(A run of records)

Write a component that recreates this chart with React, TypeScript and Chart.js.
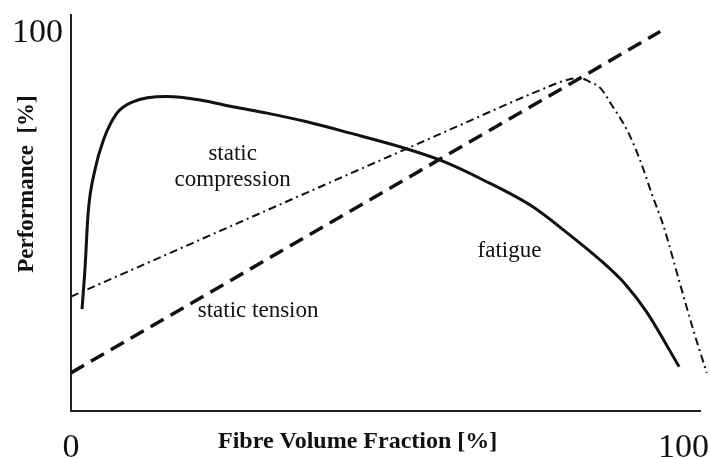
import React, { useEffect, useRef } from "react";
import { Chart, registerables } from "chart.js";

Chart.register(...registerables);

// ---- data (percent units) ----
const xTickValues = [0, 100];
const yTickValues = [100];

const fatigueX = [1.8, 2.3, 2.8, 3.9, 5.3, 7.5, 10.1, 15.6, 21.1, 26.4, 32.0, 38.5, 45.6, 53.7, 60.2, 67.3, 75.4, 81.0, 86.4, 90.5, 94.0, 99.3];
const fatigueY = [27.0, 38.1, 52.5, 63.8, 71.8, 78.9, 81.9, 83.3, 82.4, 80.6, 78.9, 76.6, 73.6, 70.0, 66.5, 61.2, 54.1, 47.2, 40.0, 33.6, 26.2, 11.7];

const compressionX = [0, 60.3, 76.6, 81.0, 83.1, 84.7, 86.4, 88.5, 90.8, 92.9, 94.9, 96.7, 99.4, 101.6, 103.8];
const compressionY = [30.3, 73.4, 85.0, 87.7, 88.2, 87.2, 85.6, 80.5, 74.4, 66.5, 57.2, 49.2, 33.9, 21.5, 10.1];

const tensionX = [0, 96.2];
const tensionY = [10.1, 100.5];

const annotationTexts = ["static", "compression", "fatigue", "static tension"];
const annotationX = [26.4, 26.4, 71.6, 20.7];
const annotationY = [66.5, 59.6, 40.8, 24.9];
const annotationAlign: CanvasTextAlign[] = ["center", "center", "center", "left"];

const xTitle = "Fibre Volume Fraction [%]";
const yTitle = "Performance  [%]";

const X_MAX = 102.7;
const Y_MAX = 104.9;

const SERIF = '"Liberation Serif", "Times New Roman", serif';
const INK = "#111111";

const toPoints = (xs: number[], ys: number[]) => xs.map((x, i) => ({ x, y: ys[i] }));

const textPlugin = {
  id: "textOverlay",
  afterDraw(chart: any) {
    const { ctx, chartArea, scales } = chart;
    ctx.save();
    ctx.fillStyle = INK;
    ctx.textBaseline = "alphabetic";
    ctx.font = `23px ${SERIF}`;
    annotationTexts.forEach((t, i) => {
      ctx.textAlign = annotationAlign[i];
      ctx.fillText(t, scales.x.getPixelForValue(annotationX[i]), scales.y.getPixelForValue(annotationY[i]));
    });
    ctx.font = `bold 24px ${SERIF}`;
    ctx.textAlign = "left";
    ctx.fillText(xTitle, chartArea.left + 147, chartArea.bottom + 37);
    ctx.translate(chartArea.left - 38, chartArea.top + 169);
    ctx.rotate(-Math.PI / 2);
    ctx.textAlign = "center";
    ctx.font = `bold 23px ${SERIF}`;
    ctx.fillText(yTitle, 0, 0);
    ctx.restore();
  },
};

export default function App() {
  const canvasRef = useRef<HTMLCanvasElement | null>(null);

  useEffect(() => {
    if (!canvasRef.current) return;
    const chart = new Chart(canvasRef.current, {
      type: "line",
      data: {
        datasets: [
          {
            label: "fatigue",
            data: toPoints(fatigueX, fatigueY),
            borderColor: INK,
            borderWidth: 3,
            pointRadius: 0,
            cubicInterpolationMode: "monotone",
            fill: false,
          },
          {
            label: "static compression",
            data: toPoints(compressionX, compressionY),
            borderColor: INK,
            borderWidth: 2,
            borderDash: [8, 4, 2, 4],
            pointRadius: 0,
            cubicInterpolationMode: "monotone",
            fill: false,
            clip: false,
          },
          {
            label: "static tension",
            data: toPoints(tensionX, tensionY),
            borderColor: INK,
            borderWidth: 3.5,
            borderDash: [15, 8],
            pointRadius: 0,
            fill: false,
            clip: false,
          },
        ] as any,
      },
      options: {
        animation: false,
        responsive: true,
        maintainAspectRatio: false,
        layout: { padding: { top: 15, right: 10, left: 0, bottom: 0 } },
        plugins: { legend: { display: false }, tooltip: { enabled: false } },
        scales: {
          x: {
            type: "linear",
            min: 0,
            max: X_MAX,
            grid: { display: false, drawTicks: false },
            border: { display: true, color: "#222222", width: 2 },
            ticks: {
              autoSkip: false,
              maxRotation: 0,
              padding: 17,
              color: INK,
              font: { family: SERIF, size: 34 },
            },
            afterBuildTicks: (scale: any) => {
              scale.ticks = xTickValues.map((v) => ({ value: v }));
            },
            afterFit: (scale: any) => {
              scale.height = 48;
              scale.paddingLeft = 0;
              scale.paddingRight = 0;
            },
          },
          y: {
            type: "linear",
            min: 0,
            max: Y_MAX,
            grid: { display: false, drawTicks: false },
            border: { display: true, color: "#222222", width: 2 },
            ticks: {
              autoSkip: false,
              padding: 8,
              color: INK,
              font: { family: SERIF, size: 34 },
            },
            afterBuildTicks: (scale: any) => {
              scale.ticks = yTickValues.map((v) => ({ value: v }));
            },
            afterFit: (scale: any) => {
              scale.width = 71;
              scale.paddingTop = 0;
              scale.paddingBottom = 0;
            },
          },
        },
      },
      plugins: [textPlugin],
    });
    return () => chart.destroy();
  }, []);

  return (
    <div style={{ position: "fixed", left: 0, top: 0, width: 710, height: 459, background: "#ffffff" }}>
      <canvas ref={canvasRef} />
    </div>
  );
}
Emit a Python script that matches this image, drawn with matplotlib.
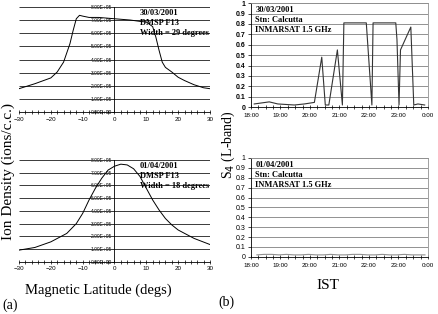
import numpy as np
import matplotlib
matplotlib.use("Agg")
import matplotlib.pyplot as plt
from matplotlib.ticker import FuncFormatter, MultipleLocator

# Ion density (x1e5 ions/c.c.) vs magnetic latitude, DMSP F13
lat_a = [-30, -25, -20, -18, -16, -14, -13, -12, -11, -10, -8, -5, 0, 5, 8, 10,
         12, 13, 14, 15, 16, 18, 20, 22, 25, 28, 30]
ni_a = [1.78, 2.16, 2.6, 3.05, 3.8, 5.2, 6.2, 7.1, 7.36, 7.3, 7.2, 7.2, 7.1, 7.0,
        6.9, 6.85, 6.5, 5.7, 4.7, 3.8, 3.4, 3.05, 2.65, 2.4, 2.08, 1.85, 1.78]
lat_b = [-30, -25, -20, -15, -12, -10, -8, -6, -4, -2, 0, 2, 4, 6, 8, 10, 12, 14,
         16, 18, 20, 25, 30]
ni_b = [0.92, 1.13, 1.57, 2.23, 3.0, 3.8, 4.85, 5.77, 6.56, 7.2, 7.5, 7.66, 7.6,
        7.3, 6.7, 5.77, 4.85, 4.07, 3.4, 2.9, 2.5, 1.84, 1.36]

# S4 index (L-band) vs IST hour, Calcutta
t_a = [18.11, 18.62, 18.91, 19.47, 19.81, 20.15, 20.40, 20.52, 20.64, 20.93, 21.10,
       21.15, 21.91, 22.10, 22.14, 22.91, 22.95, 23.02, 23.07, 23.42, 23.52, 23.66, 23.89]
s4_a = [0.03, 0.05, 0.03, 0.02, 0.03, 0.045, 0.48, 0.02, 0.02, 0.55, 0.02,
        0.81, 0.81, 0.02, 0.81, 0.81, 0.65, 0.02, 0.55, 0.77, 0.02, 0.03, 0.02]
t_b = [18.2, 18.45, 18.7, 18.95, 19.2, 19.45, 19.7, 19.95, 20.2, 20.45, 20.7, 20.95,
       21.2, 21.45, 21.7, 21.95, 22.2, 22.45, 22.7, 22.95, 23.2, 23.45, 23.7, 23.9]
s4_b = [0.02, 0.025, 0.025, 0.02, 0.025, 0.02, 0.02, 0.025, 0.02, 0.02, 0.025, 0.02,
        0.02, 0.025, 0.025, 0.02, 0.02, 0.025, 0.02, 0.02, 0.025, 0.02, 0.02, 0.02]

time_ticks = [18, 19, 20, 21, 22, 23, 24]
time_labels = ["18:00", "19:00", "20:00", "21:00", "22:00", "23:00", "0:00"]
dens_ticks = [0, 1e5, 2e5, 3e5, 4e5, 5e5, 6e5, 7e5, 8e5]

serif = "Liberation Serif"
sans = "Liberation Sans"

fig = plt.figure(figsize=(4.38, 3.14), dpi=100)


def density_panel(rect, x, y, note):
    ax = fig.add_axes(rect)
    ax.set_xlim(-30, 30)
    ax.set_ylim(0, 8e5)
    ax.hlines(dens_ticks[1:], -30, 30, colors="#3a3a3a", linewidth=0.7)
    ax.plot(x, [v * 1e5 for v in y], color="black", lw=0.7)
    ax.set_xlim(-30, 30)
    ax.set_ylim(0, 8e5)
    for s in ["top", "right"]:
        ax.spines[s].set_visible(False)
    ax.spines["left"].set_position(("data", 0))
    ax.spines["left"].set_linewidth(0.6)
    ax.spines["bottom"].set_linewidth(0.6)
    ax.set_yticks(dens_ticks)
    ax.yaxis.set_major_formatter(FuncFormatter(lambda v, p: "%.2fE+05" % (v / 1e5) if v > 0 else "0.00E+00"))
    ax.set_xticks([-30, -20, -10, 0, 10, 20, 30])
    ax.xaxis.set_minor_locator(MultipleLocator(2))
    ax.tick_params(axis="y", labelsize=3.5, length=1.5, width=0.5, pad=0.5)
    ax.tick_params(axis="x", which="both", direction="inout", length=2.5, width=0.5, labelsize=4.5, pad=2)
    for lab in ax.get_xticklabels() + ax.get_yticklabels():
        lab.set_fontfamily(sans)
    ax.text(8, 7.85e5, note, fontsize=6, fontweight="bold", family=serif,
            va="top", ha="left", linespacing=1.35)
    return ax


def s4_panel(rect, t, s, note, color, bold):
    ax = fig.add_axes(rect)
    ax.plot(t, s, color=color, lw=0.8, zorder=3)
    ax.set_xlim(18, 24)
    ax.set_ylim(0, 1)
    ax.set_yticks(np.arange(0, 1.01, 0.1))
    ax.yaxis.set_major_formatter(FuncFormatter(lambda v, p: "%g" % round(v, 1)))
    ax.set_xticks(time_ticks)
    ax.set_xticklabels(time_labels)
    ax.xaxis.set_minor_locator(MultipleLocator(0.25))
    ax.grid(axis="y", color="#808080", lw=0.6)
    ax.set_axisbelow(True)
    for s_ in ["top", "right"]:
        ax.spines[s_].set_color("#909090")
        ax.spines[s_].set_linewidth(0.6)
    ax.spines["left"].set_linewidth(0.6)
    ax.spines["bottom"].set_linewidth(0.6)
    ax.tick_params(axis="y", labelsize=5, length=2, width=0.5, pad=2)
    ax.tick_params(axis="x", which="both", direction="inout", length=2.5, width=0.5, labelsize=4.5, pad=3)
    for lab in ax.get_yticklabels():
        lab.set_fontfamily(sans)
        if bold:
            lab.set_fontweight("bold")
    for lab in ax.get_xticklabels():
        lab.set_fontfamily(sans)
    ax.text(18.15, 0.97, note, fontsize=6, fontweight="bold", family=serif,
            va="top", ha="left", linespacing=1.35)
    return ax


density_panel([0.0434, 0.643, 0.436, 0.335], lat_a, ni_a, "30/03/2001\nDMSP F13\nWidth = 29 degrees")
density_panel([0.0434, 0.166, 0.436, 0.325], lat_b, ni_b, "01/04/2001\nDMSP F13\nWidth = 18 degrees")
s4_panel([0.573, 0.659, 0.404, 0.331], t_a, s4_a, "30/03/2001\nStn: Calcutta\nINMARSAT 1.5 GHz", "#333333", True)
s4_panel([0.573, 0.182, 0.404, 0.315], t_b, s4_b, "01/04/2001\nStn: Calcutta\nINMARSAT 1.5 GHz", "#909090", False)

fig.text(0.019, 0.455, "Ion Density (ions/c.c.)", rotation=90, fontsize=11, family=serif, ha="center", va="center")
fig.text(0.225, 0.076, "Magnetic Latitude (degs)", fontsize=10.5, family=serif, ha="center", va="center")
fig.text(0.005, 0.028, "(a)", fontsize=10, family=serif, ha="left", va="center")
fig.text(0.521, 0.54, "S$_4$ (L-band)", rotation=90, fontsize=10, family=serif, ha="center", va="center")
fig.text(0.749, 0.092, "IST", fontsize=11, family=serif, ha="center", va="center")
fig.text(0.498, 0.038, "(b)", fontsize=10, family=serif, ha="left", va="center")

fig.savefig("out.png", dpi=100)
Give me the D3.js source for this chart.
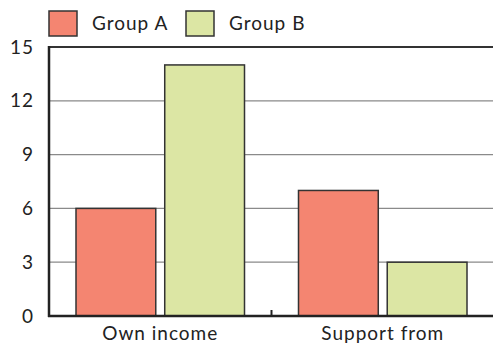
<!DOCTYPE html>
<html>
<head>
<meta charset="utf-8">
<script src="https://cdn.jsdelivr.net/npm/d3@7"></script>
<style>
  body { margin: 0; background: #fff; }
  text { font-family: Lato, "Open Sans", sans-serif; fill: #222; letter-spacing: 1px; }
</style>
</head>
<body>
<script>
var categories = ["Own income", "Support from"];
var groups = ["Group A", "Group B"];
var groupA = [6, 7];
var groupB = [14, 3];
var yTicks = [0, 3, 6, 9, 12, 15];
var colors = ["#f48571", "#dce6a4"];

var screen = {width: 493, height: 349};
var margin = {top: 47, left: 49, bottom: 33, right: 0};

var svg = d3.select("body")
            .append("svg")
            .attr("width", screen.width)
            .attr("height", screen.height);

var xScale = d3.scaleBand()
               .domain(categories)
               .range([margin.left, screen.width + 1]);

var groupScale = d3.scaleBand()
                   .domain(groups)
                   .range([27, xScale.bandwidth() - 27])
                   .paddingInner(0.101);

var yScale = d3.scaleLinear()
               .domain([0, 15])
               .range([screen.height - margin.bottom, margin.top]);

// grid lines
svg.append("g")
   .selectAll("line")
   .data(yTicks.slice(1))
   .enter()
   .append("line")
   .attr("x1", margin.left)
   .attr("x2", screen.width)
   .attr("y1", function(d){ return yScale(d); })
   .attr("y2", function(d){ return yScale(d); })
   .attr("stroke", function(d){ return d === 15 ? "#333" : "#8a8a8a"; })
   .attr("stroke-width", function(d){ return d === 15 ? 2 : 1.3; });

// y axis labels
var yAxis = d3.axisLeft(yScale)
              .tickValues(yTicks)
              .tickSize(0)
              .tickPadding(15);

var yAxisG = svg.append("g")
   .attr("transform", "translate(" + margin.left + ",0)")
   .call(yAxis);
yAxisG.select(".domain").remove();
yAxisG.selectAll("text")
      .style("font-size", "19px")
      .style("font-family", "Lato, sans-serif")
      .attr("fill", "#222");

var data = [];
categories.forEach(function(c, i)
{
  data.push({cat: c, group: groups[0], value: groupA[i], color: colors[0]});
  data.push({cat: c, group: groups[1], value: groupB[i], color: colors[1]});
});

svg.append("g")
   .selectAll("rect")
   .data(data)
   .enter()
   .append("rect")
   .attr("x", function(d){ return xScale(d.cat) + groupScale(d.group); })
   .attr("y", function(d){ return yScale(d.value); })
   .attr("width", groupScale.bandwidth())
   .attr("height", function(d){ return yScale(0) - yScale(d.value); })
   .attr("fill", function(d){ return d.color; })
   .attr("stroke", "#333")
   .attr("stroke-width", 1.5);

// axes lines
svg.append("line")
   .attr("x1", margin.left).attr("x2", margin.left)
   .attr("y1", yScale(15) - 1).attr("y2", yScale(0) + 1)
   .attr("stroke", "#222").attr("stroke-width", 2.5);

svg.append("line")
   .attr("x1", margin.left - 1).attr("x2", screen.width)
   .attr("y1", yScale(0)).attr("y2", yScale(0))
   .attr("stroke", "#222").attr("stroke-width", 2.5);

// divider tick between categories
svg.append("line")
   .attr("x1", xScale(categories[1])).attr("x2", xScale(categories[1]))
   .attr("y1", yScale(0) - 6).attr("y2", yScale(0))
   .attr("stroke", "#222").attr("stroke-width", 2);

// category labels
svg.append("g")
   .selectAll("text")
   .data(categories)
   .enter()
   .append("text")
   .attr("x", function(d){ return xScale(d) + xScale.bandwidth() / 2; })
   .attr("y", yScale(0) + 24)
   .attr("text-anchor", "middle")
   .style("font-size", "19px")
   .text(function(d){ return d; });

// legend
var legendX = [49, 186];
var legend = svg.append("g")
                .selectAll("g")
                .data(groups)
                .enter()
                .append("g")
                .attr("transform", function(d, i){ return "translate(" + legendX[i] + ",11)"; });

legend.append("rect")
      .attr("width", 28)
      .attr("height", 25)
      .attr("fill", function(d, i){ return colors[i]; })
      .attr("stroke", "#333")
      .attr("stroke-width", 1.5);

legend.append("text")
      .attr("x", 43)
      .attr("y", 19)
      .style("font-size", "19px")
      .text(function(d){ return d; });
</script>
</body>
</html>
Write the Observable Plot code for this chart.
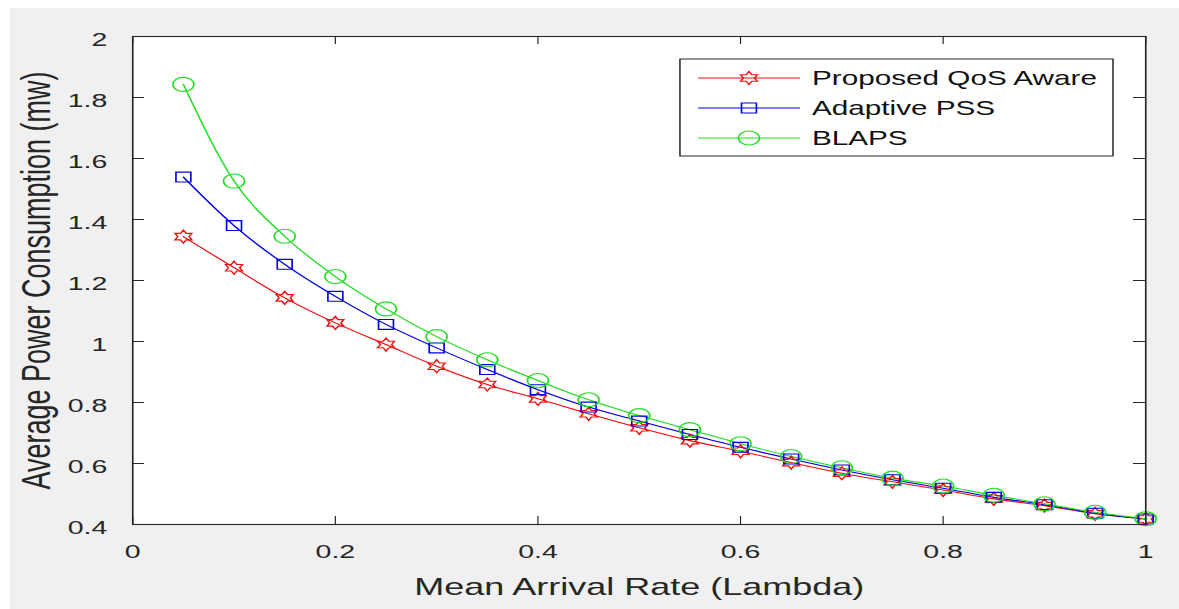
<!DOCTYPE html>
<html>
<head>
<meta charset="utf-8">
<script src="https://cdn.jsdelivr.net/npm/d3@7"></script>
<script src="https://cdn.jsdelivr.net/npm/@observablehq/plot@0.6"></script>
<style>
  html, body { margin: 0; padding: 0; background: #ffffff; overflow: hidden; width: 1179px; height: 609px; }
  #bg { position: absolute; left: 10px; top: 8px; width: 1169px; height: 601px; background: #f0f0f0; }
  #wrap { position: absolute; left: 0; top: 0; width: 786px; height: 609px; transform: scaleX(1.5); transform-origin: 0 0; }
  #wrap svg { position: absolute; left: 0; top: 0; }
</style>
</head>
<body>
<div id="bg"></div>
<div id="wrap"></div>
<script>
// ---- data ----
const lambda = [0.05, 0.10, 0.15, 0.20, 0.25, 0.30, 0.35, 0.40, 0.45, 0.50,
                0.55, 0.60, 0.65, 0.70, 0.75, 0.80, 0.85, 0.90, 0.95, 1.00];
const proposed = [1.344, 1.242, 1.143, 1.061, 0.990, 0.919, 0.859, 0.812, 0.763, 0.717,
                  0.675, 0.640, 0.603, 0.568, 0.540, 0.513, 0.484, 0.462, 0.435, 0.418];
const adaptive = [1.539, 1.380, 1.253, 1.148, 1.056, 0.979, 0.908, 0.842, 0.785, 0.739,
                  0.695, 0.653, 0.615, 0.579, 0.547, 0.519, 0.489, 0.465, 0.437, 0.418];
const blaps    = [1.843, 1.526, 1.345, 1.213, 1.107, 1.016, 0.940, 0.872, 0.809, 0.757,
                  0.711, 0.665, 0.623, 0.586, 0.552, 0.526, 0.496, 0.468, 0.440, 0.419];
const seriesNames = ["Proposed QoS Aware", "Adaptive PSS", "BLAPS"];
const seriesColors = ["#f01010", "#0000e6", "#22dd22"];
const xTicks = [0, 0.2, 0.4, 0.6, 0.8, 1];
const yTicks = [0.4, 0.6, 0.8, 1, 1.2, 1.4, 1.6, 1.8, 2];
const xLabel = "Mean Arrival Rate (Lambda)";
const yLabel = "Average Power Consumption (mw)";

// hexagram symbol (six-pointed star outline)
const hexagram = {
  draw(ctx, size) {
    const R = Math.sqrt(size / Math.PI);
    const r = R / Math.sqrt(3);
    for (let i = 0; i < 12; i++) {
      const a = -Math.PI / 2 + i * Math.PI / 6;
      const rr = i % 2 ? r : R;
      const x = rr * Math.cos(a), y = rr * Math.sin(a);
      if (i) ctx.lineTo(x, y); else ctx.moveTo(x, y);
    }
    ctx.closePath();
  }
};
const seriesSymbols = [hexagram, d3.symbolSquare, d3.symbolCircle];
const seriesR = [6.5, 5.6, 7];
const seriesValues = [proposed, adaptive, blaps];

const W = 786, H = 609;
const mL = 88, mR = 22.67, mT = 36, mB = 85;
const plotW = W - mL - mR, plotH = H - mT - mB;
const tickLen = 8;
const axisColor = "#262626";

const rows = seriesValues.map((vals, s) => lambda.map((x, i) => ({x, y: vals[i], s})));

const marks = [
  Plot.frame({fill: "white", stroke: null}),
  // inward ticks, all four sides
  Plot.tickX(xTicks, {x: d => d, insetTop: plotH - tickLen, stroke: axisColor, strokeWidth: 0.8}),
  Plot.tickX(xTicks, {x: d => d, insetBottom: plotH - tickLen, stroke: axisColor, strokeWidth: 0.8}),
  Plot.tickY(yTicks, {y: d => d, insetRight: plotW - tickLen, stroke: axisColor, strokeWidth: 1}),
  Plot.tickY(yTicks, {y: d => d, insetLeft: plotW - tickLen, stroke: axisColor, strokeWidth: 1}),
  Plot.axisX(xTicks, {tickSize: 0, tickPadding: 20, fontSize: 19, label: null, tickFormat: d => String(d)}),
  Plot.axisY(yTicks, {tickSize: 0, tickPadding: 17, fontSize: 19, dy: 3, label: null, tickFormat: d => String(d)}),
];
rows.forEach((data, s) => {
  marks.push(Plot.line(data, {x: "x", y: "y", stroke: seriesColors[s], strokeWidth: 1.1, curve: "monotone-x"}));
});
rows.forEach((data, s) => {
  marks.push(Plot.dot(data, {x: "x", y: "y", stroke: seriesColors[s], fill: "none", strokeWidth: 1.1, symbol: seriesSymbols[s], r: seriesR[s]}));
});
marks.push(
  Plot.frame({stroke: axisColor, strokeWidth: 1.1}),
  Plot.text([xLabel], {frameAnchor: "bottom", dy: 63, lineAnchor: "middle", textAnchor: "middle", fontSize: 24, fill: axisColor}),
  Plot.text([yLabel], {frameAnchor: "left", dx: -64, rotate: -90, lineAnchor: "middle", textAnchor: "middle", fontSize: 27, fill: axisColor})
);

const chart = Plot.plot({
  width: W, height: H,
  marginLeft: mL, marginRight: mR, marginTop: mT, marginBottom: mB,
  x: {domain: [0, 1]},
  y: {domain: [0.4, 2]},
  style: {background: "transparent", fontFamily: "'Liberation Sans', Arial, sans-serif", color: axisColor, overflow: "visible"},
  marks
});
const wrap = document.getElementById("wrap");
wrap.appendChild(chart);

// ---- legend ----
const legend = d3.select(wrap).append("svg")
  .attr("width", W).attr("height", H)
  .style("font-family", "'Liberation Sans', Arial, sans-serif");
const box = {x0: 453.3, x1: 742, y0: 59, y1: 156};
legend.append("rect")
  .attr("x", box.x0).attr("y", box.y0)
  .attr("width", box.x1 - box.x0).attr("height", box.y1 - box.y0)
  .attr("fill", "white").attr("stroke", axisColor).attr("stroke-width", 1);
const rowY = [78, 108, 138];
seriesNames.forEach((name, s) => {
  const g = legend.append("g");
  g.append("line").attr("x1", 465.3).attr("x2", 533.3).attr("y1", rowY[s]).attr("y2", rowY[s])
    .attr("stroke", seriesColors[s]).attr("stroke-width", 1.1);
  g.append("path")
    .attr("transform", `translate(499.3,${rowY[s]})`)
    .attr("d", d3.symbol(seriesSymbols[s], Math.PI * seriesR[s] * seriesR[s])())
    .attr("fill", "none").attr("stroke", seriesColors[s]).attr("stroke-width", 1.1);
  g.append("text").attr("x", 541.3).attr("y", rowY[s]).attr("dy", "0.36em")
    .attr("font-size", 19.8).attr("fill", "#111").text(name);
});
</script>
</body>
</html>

Set exercise
Copy nothing but the lines from the top of the data down to the line containing "const toPoints = (xs: number[], ys: number[])", and leave the pictures out.

Reply
Write a component that recreates this chart with React, TypeScript and Chart.js.
import React, { useEffect, useRef } from "react";
import { Chart, registerables } from "chart.js";

Chart.register(...registerables);

// ---- data (percent units) ----
const xTickValues = [0, 100];
const yTickValues = [100];

const fatigueX = [1.8, 2.3, 2.8, 3.9, 5.3, 7.5, 10.1, 15.6, 21.1, 26.4, 32.0, 38.5, 45.6, 53.7, 60.2, 67.3, 75.4, 81.0, 86.4, 90.5, 94.0, 99.3];
const fatigueY = [27.0, 38.1, 52.5, 63.8, 71.8, 78.9, 81.9, 83.3, 82.4, 80.6, 78.9, 76.6, 73.6, 70.0, 66.5, 61.2, 54.1, 47.2, 40.0, 33.6, 26.2, 11.7];

const compressionX = [0, 60.3, 76.6, 81.0, 83.1, 84.7, 86.4, 88.5, 90.8, 92.9, 94.9, 96.7, 99.4, 101.6, 103.8];
const compressionY = [30.3, 73.4, 85.0, 87.7, 88.2, 87.2, 85.6, 80.5, 74.4, 66.5, 57.2, 49.2, 33.9, 21.5, 10.1];

const tensionX = [0, 96.2];
const tensionY = [10.1, 100.5];

const annotationTexts = ["static", "compression", "fatigue", "static tension"];
const annotationX = [26.4, 26.4, 71.6, 20.7];
const annotationY = [66.5, 59.6, 40.8, 24.9];
const annotationAlign: CanvasTextAlign[] = ["center", "center", "center", "left"];

const xTitle = "Fibre Volume Fraction [%]";
const yTitle = "Performance  [%]";

const X_MAX = 102.7;
const Y_MAX = 104.9;

const SERIF = '"Liberation Serif", "Times New Roman", serif';
const INK = "#111111";

const toPoints = (xs: number[], ys: number[]) => xs.map((x, i) => ({ x, y: ys[i] }));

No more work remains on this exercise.